Manager Research

Algonquin relies on its Investment Committee’s institutional research capabilities to identify and select investment managers for its clients.  The firm conducts its own research resulting in a proprietary platform that includes a focused roster of managers across a broad range of asset classes and strategies.  The manager platform includes only those managers Algonquin believes to be well suited for its client base and best-of-breed relative to their peers.

Initially, investment managers made available to Algonquin’s clients go through a disciplined manager review process.  The firm strongly believes that the disciplined process it employs is likely to have repeatable success in identifying and retaining best-of-breed managers.

When reviewing new managers, the critical steps in the Algonquin manager research process are:

1. Sourcing

Investment managers are sourced primarily through the depth of contacts the Algonquin investment professionals have in the investment management industry.  Algonquin places a high degree of value in sourcing managers through investment professionals whose judgment the firm has grown to know and trust. 

2. Quantitative Analysis

Once a new investment management candidate has been sourced, the firm’s initial analysis includes a thorough quantitative review of the strategy by one of the firm’s analysts.  The analyst will review characteristics that include historical risk-adjusted return in relation to a relevant benchmark and peer groups.  Sophisticated risk measures are also reviewed.  These can include measures such as alpha, beta, Sharpe Ratios and drawdown analyses to help ascertain a manager’s ability to navigate a variety of market environments.  If the candidate possesses characteristics that Algonquin feels meets its best-in-breed definition, it will be subject to further review.  Given the breadth of the Algonquin quantitative analysis, few managers make it past this first step. 

3. Qualitative Analysis

If a manager looks appealing on a quantitative basis, Algonquin will continue its review by focusing on qualitative characteristics to better understand the manager’s organization and investment process.  A qualitative review of the factors such as ownership structure, depth of staff, assets under management and growth trends in the firm's asset base are considered.  The consistency of the firm’s investment process, trading environment and risk management practices are critical.  The manager’s investment terms, prime broker relationships, operations and administrative policies, regulatory filings and compliance culture are reviewed. 

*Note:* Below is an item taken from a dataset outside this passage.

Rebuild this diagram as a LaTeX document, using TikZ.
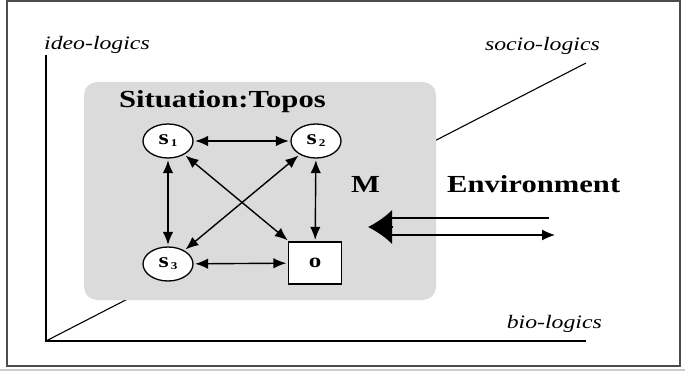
\documentclass[tikz,border=0pt]{standalone}
\usepackage{fontspec}
\setmainfont{Liberation Serif}[FakeStretch=1.25]
\usetikzlibrary{shapes.geometric,arrows.meta}

\colorlet{topos area}{gray!28}
\colorlet{frame edge}{gray!60!black}
\tikzset{axis/.style={line width=1.3pt},
    agent/.style={ellipse, draw, fill=white, line width=1.3pt,
        minimum width=50pt, minimum height=34pt, inner sep=0pt,
        font=\fontsize{21}{21}\selectfont\bfseries},
    object/.style={rectangle, draw, fill=white, line width=1.3pt,
        minimum width=53pt, minimum height=42pt, inner sep=0pt,
        font=\fontsize{20}{20}\selectfont\bfseries},
    link/.style={{Latex[length=13pt,width=10.5pt]}-{Latex[length=13pt,width=10.5pt]},
        line width=1.4pt, shorten <=1.5pt, shorten >=1.5pt},
    axislabel/.style={font=\fontsize{19}{22}\selectfont\itshape, inner sep=0pt},
    title/.style={font=\fontsize{24.5}{28}\selectfont\bfseries, inner sep=0pt}}
\newcommand{\agentname}[1]{s\kern2pt\raisebox{-2pt}{\fontsize{10.5}{10.5}\selectfont #1}}

\begin{document}
\begin{tikzpicture}[x=1pt, y=-1pt]
    \useasboundingbox (0,0) rectangle (685,371);
    % frame
    \draw[frame edge, line width=1.5pt] (7,1) rectangle (680,366);
    \draw[gray!40, line width=2pt] (0,370) -- (685,370);
    % axes
    \coordinate (origin) at (46,341);
    \coordinate (ideo) at (46,55);
    \coordinate (bio) at (586,341);
    \coordinate (socio) at (586,63);
    \draw[axis] (ideo) -- (origin) -- (bio);
    \draw[line width=1.1pt] (origin) -- (socio);
    \node[axislabel, anchor=base west] at (44,50) {ideo-logics};
    \node[axislabel, anchor=base east] at (600,51) {socio-logics};
    \node[axislabel, anchor=base east] at (602,328) {bio-logics};
    % the situation
    \fill[topos area, rounded corners=13pt] (84,82) rectangle (436,300);
    \node[title, anchor=base west] at (119,108) {Situation:Topos};
    \node[agent] (s1) at (168,141) {\agentname{1}};
    \node[agent] (s2) at (316,141) {\agentname{2}};
    \node[agent] (s3) at (168,264) {\agentname{3}};
    \node[object] (o) at (315,263) {o};
    \draw[link] (s1) -- (s2);
    \draw[link] (s1) -- (s3);
    \draw[link] (s2) -- (o);
    \draw[link] (s3) -- (o);
    \draw[link] (s1) -- (o);
    \draw[link] (s2) -- (s3);
    \node[title, anchor=base west] (m) at (351,193) {M};
    % environment
    \node[title, anchor=base west] (env) at (447,193) {Environment};
    \coordinate (envtip) at (368,227);
    \coordinate (envbase) at (393,227);
    \coordinate (inA) at (392,218);
    \coordinate (inB) at (549,218);
    \coordinate (outA) at (392,235);
    \coordinate (outB) at (555,235);
    \draw[line width=1.3pt, -{Latex[length=24pt,width=34pt]}] (envbase) -- (envtip);
    \draw[line width=1.3pt] (inB) -- (inA);
    \draw[line width=1.3pt, -{Latex[length=13pt,width=11pt]}] (outA) -- (outB);
\end{tikzpicture}
\end{document}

4.  Due Diligence Questionnaire

The information gathered during the first three steps of the manager selection process is captured in Algonquin’s proprietary Due Diligence questionnaire.  This questionnaire is then reviewed along with other relevant manager-related information during Algonquin’s Investment Committee meetings. 

5. Investment Committee Final Review

A completed Due Diligence report is prepared by the lead analyst assigned to the manager to document each of the above-described activities.  At this point, Algonquin’s Investment Committee conducts its Final Review to decide whether to make the manager and its investment strategy available to the firm’s clients.

6. Manager Monitoring

The Manager Research process does not end with the Investment Committee’s Final Review.  At this point the manager will be made available to Algonquin clients.  Through regular conference calls and face to face meetings each investment manager selected by Algonquin is periodically reviewed to confirm that it continues to possess the attributes that enabled it to pass the firm’s initial manager review.  Items such as organizational changes, investment process changes, style drift, subpar performance or a failure to meet Algonquin’s expectations are among the critical factors reviewed.  If Algonquin loses confidence in the manager’s ability to perform as it had in the past, it will recommend that clients replace the manager with a suitable alternative.

Portfolio Construction is a critical part of the Algonquin Investment Process.  The Investment Committee’s tactical allocation insights and Manager Research process are core “difference-making” tangibles for Algonquin’s clients.